Membre de Potere operaio et d’Autonomia operaia, Balestrini, comme une soixantaine d’intellectuels et d’ouvriers, est accusé en 1979 par le juge Calogero d’avoir organisé un vaste mouvement au sein des universités et des usines poussant à « l’insurrection armée contre l’Etat » et d’avoir participé à l’assassinat du président de la Démocratie chrétienne, Aldo Moro. Le mouvement autonome est suspecté d’être le « cerveau » des Brigades Rouges. Balestrini échappe à l’arrestation en traversant le Mont Blanc à ski et se réfugie en France, où il vit pendant 7 ans, protégé par la « Doctrine Mitterrand » avant d’être totalement acquitté et de retourner dans son pays.


Balestrini a souhaité témoigner de ces années de contestation, portés par des mouvements nés en 1968 et criminalisés par le pouvoir, dans un vaste poème épique structuré en 4 parties, tel un ultime cri de rébellion et d’espoir :



I – a loss of memory of an even or fact (la perte de mémoire d’un évènement ou d’un fait)


TRANSFORMATION


II – the extinguishing of ail stage lights to end a play or scene (l’extinction des lumières défaillantes pour clore une pièce ou une scène)



INSTIGATION



III – suppression censorship concealment etc. (suppression, censure, dissimulation, etc.)



PERSÉCUTION


IV- a momentary laps of consciousness or vision (un instant momentané de conscience ou de vision)



INHIBITION


L’auteur y décline 20 évènements qui sont autant de sources différentes, textuelles ou photographiques, en 49 mouvements selon un schéma combinatoire très rigoureux, pour reconstituer la complexité de l’époque et la multiplicité de ses voix.


LA VIOLENCE ILLUSTRÉE


Ce roman, en vers libres, comme son titre l’indique, est une sorte de traité sur la violence, contenue dans chaque individu et dans la société, sous toutes ses formes : politique, économique, sociale, urbaine, familiale, physique, existentielle… Il décline 10 épisodes qui donnent à entendre des consciences, des idéologies et des langages différents : « Déposition », « Description », « Déduction », « Dissertation », « Divagation », « Déportation », « Déclaration », « Documentation », « Direction », « Démonstration ».
L’illustration de la violence vécue au quotidien dans ces années de crise passe en premier lieu par une violence faite à la langue dans son agencement et son apparente déstructuration. En guise de préface, sans sa « Lettre à mon ignare et pacifique lecteur », l’auteur suggère : « ... si par hasard un jour, il t’arrive de ressentir une soudaine et irrésistible impulsion à tout casser, ne serait-ce que pour une fois seulement ne pas te retenir, laisse sortir les tonnes de violence inexprimées qu’au long de tant d’années tu as avalées et envoyées à ton pilon intérieur. »


MUSIQUE / ONDES MARTENOT


Les ondes Martenot sont un instrument électronique inventé par Maurice Martenot en 1928. Le premier modèle était actionné « à distance » à l’aide d’un câble et d’un jeu de poulies. Il faut attendre plusieurs années pour qu’il soit doté d’un clavier. Ce clavier, flottant, permet des variations microtonales, il est complété d’un dispositif formé d’une bague actionnant un ruban qui, en se déplaçant au-dessus du clavier, permet un jeu en glissando. Il offre une grande variété de timbres par l’adjonction de diffuseurs (haut-parleurs spéciaux, munis de ressorts réverbérants ou de cordes sympathiques). L’instrument a été perfectionné par son inventeur jusqu’à sa mort en 1982 et a suscité un vaste répertoire (Darius Milhaud, Olivier Messiaen). Les ondes Martenot font l’objet d’un enseignement officiel au conservatoire de Paris depuis plusieurs décennies.

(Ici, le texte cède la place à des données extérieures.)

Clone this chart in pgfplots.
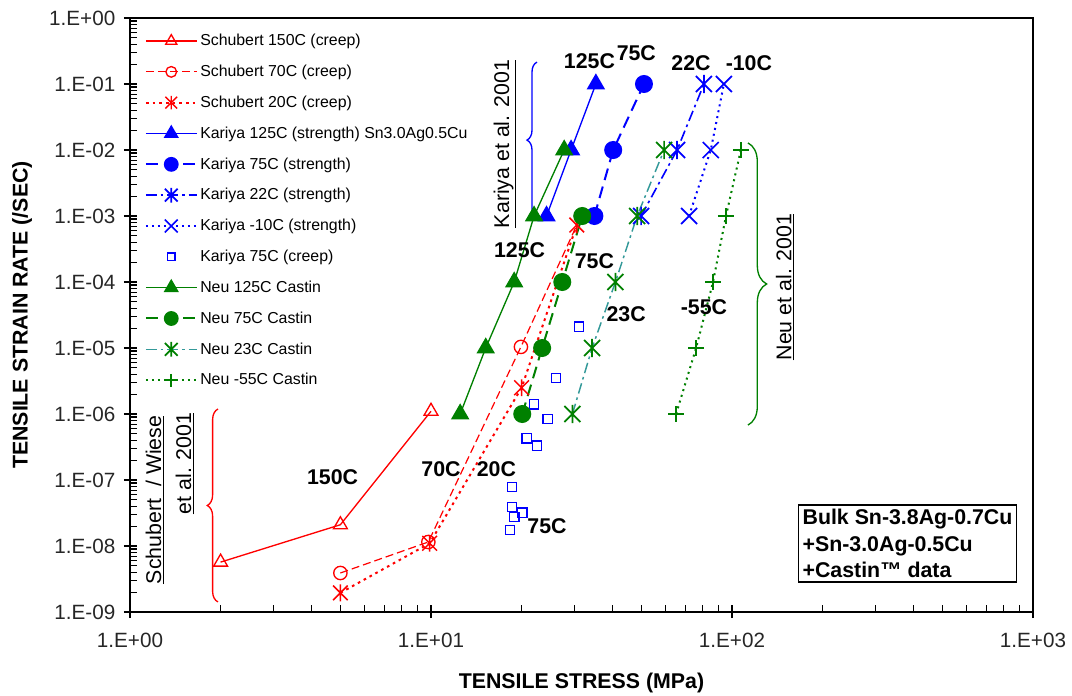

La musique alterne un jeu monodique et polyphonique grâce à un programme informatique (Max MSP), accompagne les voix sonorisées, ponctue le texte découpé en quatre mouvements musicaux (allegro, andante, minuetto, rondo) et génère le comportement de la vidéo.
 Elle rend également hommage au compositeur Demetrio Stratos, connu pour avoir été le chanteur du groupe de rock progressif Area, très apprécié des jeunes Italiens de gauche, faisant office de « bande son » du mouvement contestataire. Dans Blackout, Balestrini évoque la disparition brutale du musicien en 1979 et le grand concert organisé à sa mémoire dans le stade de l’Arena de Milan.